3. How can I make this Honey Fig Crumble Cake dairy-free or vegan?
* For dairy-free: Replace the unsalted butter with a good quality dairy-free butter substitute (stick form works best) in both the cake and crumble. For the buttermilk, use a dairy-free milk alternative (like almond, soy, or oat milk) and add 1/2 tablespoon of lemon juice or apple cider vinegar to it, letting it sit for 5-10 minutes to “curdle.”
* For vegan: In addition to the dairy-free substitutions above, you’ll need to replace the eggs and honey. For eggs, try using a flax egg (1 tablespoon ground flaxseed + 3 tablespoons water per egg, let sit for 5 minutes) or a commercial egg replacer. For honey, maple syrup or agave nectar would be suitable substitutes, though the flavor profile will change slightly.
4. Can I prepare any parts of the cake ahead of time?
Yes. You can prepare the crumble topping a day or two in advance and store it in an airtight container in the refrigerator. You can also chop the figs and prepare the fig filling (without cornstarch if using) a day ahead and store it covered in the refrigerator. This can save you some time on baking day.
5. How long will this Honey Fig Crumble Cake last?
Stored in an airtight container, the cake will keep well at room temperature for up to 2 days. If you need to store it longer, refrigerate it for up to 5 days. The crumble may soften slightly in the fridge but will still be tasty.
6. Can I freeze this cake?
Yes, this cake freezes well. You can freeze the fully baked and cooled cake, either whole or in individual slices. Wrap it tightly in plastic wrap, then in aluminum foil or place it in a freezer-safe container. It can be frozen for up to 2-3 months. Thaw overnight in the refrigerator or at room temperature. You can also refresh slices in a warm oven.
7. My crumble topping isn’t very crumbly; what went wrong?
This usually happens if the butter was too warm or if the crumble mixture was overmixed. Ensure your butter is very cold and cut it into the dry ingredients until just combined, leaving some pea-sized butter pieces. Chilling the crumble topping before baking also helps maintain its texture.
8. What can I use if I don’t have honey or want a different flavor?

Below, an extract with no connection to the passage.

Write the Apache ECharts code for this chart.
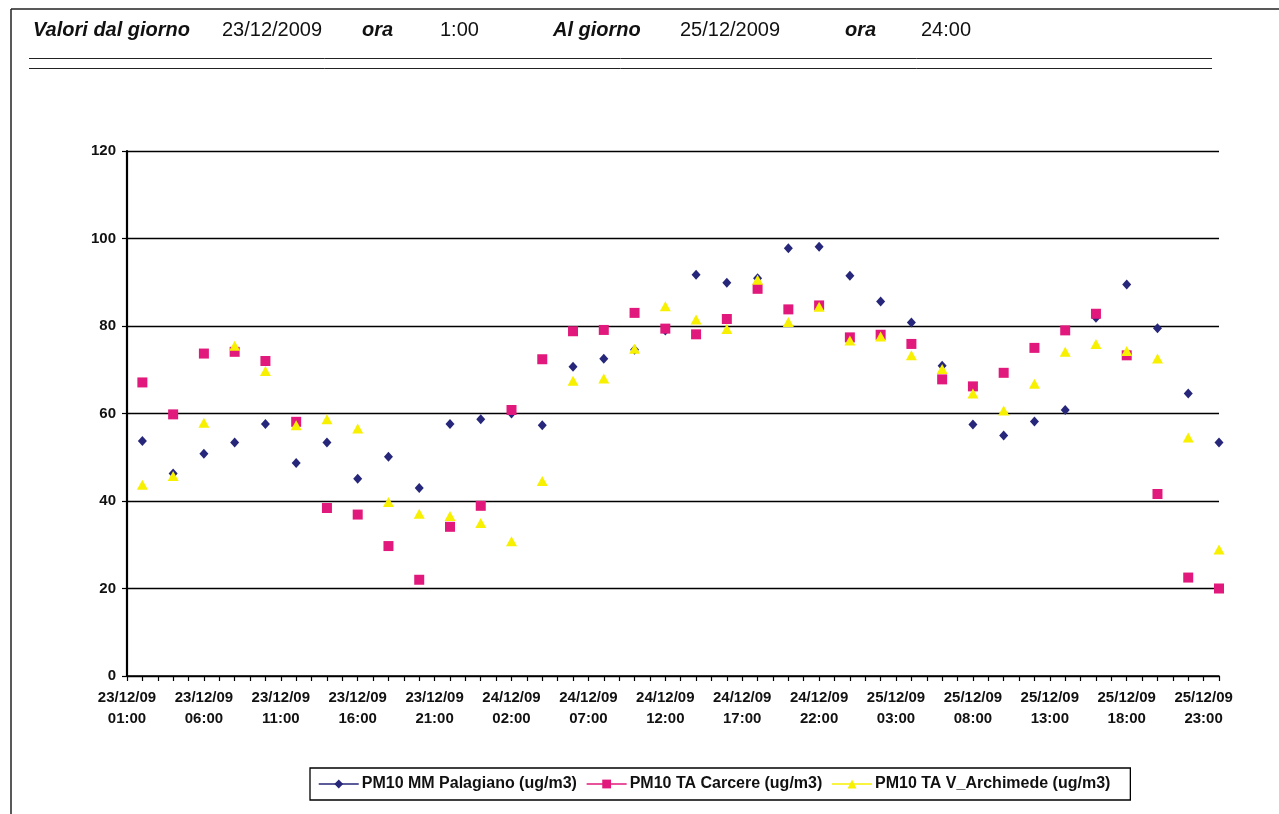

If you don’t have honey or prefer a different sweetener, maple syrup is an excellent substitute and pairs wonderfully with figs and cinnamon, lending a slightly different warm, caramel note. Agave nectar can also be used, though it’s sweeter, so you might want to slightly reduce the amount. Keep in mind these substitutions will alter the final flavor profile of your Honey Fig Crumble Cake.